By Gabriel Stovall
LOVEJOY, Ga. — Kiyani Anderson ended up finding his way into a college scholarship in track and field, but he’ll have to give the assist to his childhood hoop dreams.
Anderson, a graduated senior at Lovejoy, held, at one point, the top long jump mark in the state for this season. He set the bar when executing a jump of 24-feet, three inches at the Grady High School Invitational back in April.
He followed it up with Clayton County titles in both the long and triple jumps. He had a basketball offer from Division II Springhill (Alabama) College, but it’s the handwritten letter of interest from the Georgia Tech track and field coach that started him smiling a mile wide in regard to his future as a jumper.
The track success that came this past season unexpectedly consumed him — especially the top-ranked distinction he holds in the long jump.
“I was in shock, to be honest,” Anderson said regarding his state-best long jump performance. “My first jump during that meet was 21 feet-something. And my second was almost 23 feet. Someone actually beat that jump and put me in second place, so I knew what I needed to do.”
He wasn’t planning on setting breaking any records, or setting any state-best marks. But that’s exactly what he did. The 24-foot launch broke a Lovejoy school record, and caused his coach Dwight Callaway to join in with him in the disbelief.
“When they marked it, I thought I heard them wrong,” Anderson said. I didn’t believe it. I went and told coach Callaway who was watching the 4×100 team. He was watching the handoffs. I went and told hem, and he thought I heard it wrong too. We walked over to look, and he was like, ‘Wow.’ He was in shock too.”
“Yeah, I had to go and see it for myself,” Callaway said. “It was an unbelievable jump.”
But one person who wasn’t shocked is Anderson’s middle school coach whom the Lovejoy athlete affectionately calls “Coach Greeley.”
Greeley currently coaches at Elite Scholars, but he tutored jumpers at Jonesboro Middle which is where Anderson went. And while Anderson was busy trying to shape himself into a world class baller, Greeley needed only one look at the kid’s hops to know where his true potential lied.
“I’ve been dunking since eighth grade,” said Anderson, who has a video on Twitter of him taking off from just inside the free throw line on a dunk while playing for the Lovejoy basketball. “When Coach Greeley sees my jumps, he just shakes his head and says, ‘I told you.’”
For what it’s worth, Callaway said he was also convinced early on of Anderson’s track and field potential — particularly in the jumps. The veteran Clayton County track coach has guided two state champion jumpers, as well as record setter Preston Williams, now a wide receiver at Tennessee.
So he knows authentic talent when he sees it.
“When he first decided to give a full commitment to track and field I had no doubt that he would be successful,” Callaway said. “I tried to get him to come out all three seasons before hand. But he was either injured or tied up with AAU basketball. But I knew that if he ever dedicated himself to the kind of training in track I wanted to give him, it would make a tremendous difference.”

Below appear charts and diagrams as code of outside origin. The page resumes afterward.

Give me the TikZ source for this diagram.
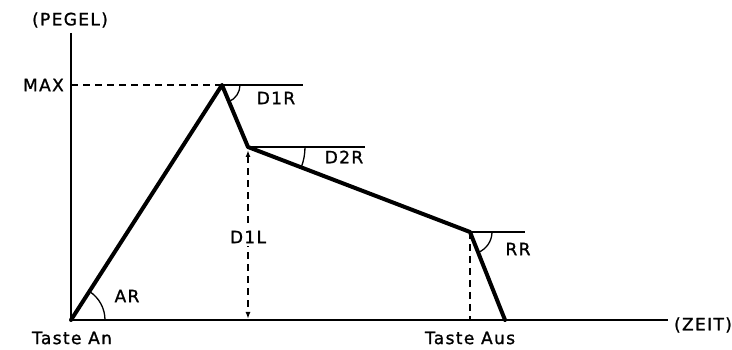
\documentclass[tikz,border=0pt]{standalone}
\usepackage{fontspec}
\setmainfont{DejaVu Sans}[LetterSpace=8,FakeBold=1.2]
\usetikzlibrary{arrows.meta}
\begin{document}
\begin{tikzpicture}[x=1pt,y=1pt,
  env/.style={line width=4pt,line join=round,line cap=round},
  axis/.style={line width=2.5pt},
  refl/.style={line width=1.3pt},
  dsh/.style={line width=1.8pt,dash pattern=on 7pt off 5pt},
  lbl/.style={inner sep=1pt,font=\fontsize{17}{20}\selectfont}]
\useasboundingbox (0,0) rectangle (732,350);
% key points
\coordinate (O) at (71,30);
\coordinate (P) at (222,265);
\coordinate (S1) at (248,203);
\coordinate (S2) at (470,118);
\coordinate (E) at (505,30);
\coordinate (Ytop) at (71,317);
\coordinate (Xend) at (668,30);
\coordinate (Pref) at (303,265);
\coordinate (S1ref) at (365,203);
\coordinate (S2ref) at (525,118);
\coordinate (MaxY) at (71,265);
\coordinate (S1base) at (248,30);
\coordinate (S2base) at (470,30);
% axes
\draw[axis] (Ytop) -- (O) -- (Xend);
% reference lines
\draw[dsh] (MaxY) -- (P);
\draw[refl] (P) -- (Pref);
\draw[refl] (S1) -- (S1ref);
\draw[refl] (S2) -- (S2ref);
\draw[dsh] (S2) -- (S2base);
% angle arcs
\draw[refl] ([xshift=34pt]O) arc[start angle=0,end angle=57.3,radius=34];
\draw[refl] ([xshift=18pt]P) arc[start angle=0,end angle=-67.2,radius=18];
\draw[refl] ([xshift=57pt]S1) arc[start angle=0,end angle=-20.9,radius=57];
\draw[refl] ([xshift=22pt]S2) arc[start angle=0,end angle=-68.3,radius=22];
% D1L arrow
\draw[dsh,{Latex[length=7pt,width=5pt]}-{Latex[length=7pt,width=5pt]}] ([yshift=-3pt]S1) -- ([yshift=1pt]S1base);
% envelope
\draw[env] (O) -- (P) -- (S1) -- (S2) -- (E);
% labels
\node[lbl] (pegel) at (70,330) {(PEGEL)};
\node[lbl,anchor=east] (max) at (65,265) {MAX};
\node[lbl] (d1r) at (276,252) {D1R};
\node[lbl] (d2r) at (344,193) {D2R};
\node[lbl] (rr) at (518,101) {RR};
\node[lbl] (ar) at (127,54) {AR};
\node[lbl,fill=white,inner ysep=3pt] (d1l) at (248,113) {D1L};
\node[lbl] (an) at (72,12) {Taste An};
\node[lbl] (aus) at (470,12) {Taste Aus};
\node[lbl] (zeit) at (703,25) {(ZEIT)};
\end{tikzpicture}
\end{document}
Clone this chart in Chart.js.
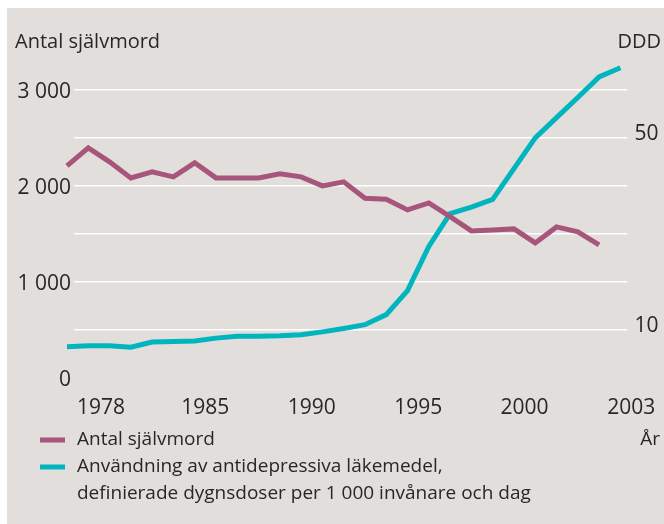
<!DOCTYPE html>
<html lang="sv">
<head>
<meta charset="utf-8">
<script src="https://cdn.jsdelivr.net/npm/chart.js@4/dist/chart.umd.min.js"></script>
<style>
    html, body { margin: 0; padding: 0; background: #ffffff; }
    #wrap { width: 664px; height: 524px; }
</style>
</head>
<body>
<div id="wrap"><canvas id="chart" width="664" height="524"></canvas></div>
<script>
// Data
const years = [1978, 1979, 1980, 1981, 1982, 1983, 1984, 1985, 1986, 1987, 1988, 1989, 1990,
               1991, 1992, 1993, 1994, 1995, 1996, 1997, 1998, 1999, 2000, 2001, 2002, 2003, 2004];
const suicides = [2208, 2396, 2250, 2083, 2146, 2094, 2240, 2083, 2083, 2083, 2125, 2094, 2000,
                  2042, 1872, 1860, 1750, 1823, 1680, 1531, 1540, 1552, 1406, 1573, 1521, 1385, null];
const ddd = [6.5, 6.7, 6.7, 6.4, 7.5, 7.6, 7.7, 8.3, 8.7, 8.7, 8.8, 9.0, 9.6,
             10.3, 11.1, 13.2, 18.2, 27.4, 34.2, 35.6, 37.2, 43.6, 50.0, 54.2, 58.4, 62.7, 64.6];
const xTickLabels = [1978, 1985, 1990, 1995, 2000, 2003];
const leftTicks = [0, 1000, 2000, 3000];
const rightTicks = [10, 50];
const legendLabels = [
    ["Antal självmord"],
    ["Användning av antidepressiva läkemedel,",
     "definierade dygnsdoser per 1 000 invånare och dag"]
];

const PURPLE = "#a8557b";
const TEAL = "#00b5bd";
const BG = "#e2dedb";
const INK = "#2a2627";
const FONT = "'Open Sans', 'Noto Sans', sans-serif";

// DDD axis is drawn at 1/50 of the left axis (10 sits on 500, 50 on 2500)
const LEFT_MAX = 3300;
const RATIO = 50;
const GRID_STEP = 500;

function spaced(v) {
    return String(v).replace(/\B(?=(\d{3})+(?!\d))/g, " ");
}

// Grey panel, legend and free-standing labels
const decor = {
    id: "decor",
    beforeDraw(chart) {
        const { ctx } = chart;
        ctx.save();
        ctx.fillStyle = BG;
        ctx.fillRect(7, 8, chart.width - 7, chart.height - 8);
        ctx.restore();
    },
    afterDraw(chart) {
        const { ctx } = chart;
        ctx.save();
        ctx.fillStyle = INK;
        ctx.font = "20px " + FONT;
        ctx.textBaseline = "middle";
        ctx.textAlign = "left";
        ctx.fillText("Antal självmord", 15, 42);
        ctx.textAlign = "right";
        ctx.fillText("DDD", chart.width - 3, 42);

        // legend
        const lineH = 27;
        let y = 440;
        ctx.font = "19px " + FONT;
        chart.data.datasets.forEach((d, i) => {
            ctx.fillStyle = d.borderColor;
            ctx.fillRect(40, y - 2.5, 25, 5);
            ctx.fillStyle = INK;
            ctx.textAlign = "left";
            legendLabels[i].forEach((line, j) => ctx.fillText(line, 77, y + j * lineH));
            y += legendLabels[i].length * lineH;
        });
        ctx.textAlign = "right";
        ctx.fillText("År", chart.width - 4, 440);
        ctx.restore();
    }
};

const ctx = document.getElementById("chart").getContext("2d");
new Chart(ctx, {
    type: "line",
    data: {
        datasets: [
            {
                label: legendLabels[0].join(" "),
                data: years.map((y, i) => ({ x: y, y: suicides[i] })),
                borderColor: PURPLE,
                backgroundColor: PURPLE,
                borderWidth: 5,
                pointRadius: 0,
                tension: 0,
                clip: false,
                yAxisID: "y"
            },
            {
                label: legendLabels[1].join(" "),
                data: years.map((y, i) => ({ x: y, y: ddd[i] })),
                borderColor: TEAL,
                backgroundColor: TEAL,
                borderWidth: 5,
                pointRadius: 0,
                tension: 0,
                clip: false,
                yAxisID: "y2"
            }
        ]
    },
    options: {
        responsive: false,
        animation: false,
        layout: { padding: { top: 61, left: 0, right: 0, bottom: 98 } },
        scales: {
            x: {
                type: "linear",
                min: 1978.33,
                max: 2004.33,
                grid: { display: false },
                border: { display: false },
                afterBuildTicks: s => {
                    // year labels sit at the start of each year; the two end labels
                    // are pushed to the panel edges as in the print layout
                    s.ticks = xTickLabels.map((y, i) => {
                        let v = y - 0.5;
                        if (i === 0) v = s.min + 1.27;
                        if (i === xTickLabels.length - 1) v = s.max + 0.18;
                        return { value: v, label: String(y) };
                    });
                },
                ticks: {
                    color: INK,
                    font: { family: FONT, size: 21 },
                    padding: 9,
                    maxRotation: 0,
                    autoSkip: false,
                    callback: (v, i, ticks) => ticks[i].label
                },
                afterFit: s => { s.height = 48; }
            },
            y: {
                type: "linear",
                position: "left",
                min: 0,
                max: LEFT_MAX,
                afterBuildTicks: s => {
                    const t = [];
                    for (let v = 0; v <= LEFT_MAX; v += GRID_STEP) t.push({ value: v });
                    s.ticks = t;
                },
                ticks: {
                    color: INK,
                    font: { family: FONT, size: 21 },
                    padding: 3,
                    autoSkip: false,
                    labelOffset: 2,
                    callback: v => leftTicks.includes(v) ? spaced(v) : ""
                },
                grid: {
                    color: c => (c.tick && c.tick.value > 0) ? "#ffffff" : "rgba(0,0,0,0)",
                    lineWidth: 1.5,
                    drawTicks: false
                },
                border: { display: false },
                afterFit: s => { s.width = 74; }
            },
            y2: {
                type: "linear",
                position: "right",
                min: 0,
                max: LEFT_MAX / RATIO,
                afterBuildTicks: s => {
                    s.ticks = rightTicks.map(v => ({ value: v }));
                },
                ticks: {
                    color: INK,
                    font: { family: FONT, size: 21 },
                    padding: 7,
                    autoSkip: false,
                    labelOffset: -4
                },
                grid: { display: false, drawTicks: false },
                border: { display: false },
                afterFit: s => { s.width = 35; }
            }
        },
        plugins: {
            tooltip: { enabled: false },
            legend: { display: false }
        }
    },
    plugins: [decor]
});
</script>
</body>
</html>
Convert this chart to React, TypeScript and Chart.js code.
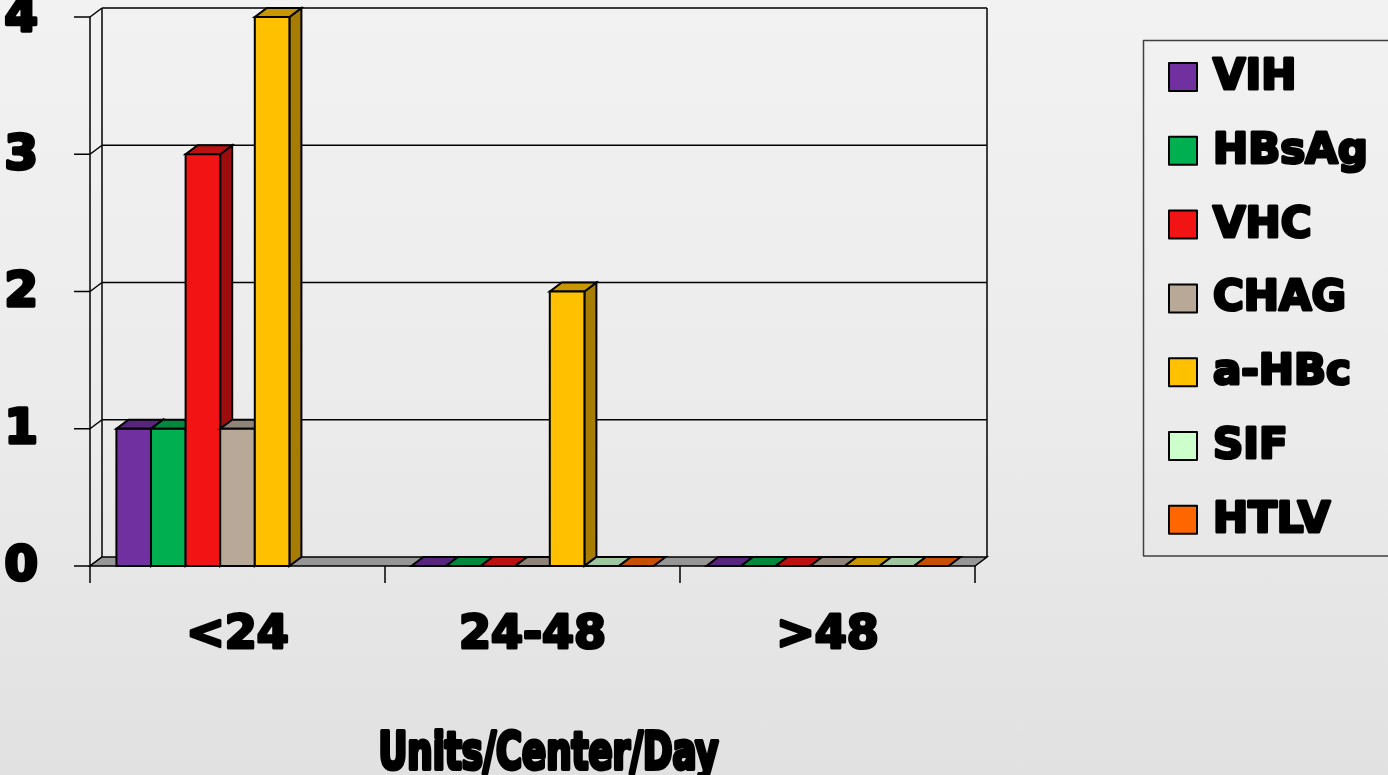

The fruits of his labor have paid off.
Shortly before the season ended, Anderson ended up accepting a track and field scholarship from Kennesaw State. And despite nursing a groin injury, Anderson was still able to pull of a jump o 22-feet, 11 inches to place ninth in the Georgia Olympics last month.
The set of achievements turned out to be the crowning jewel in Anderson’s unlikely new career as a track athlete, and a particular point of pride for Callaway, now the head boys basketball coach at Mundy’s Mill.
“He’s a great kid, and he listened to me about his future in track, despite some basketball setbacks,” Callaway said. “He went from Division II basketball to Division I track and field in a season. That’s hard to beat.”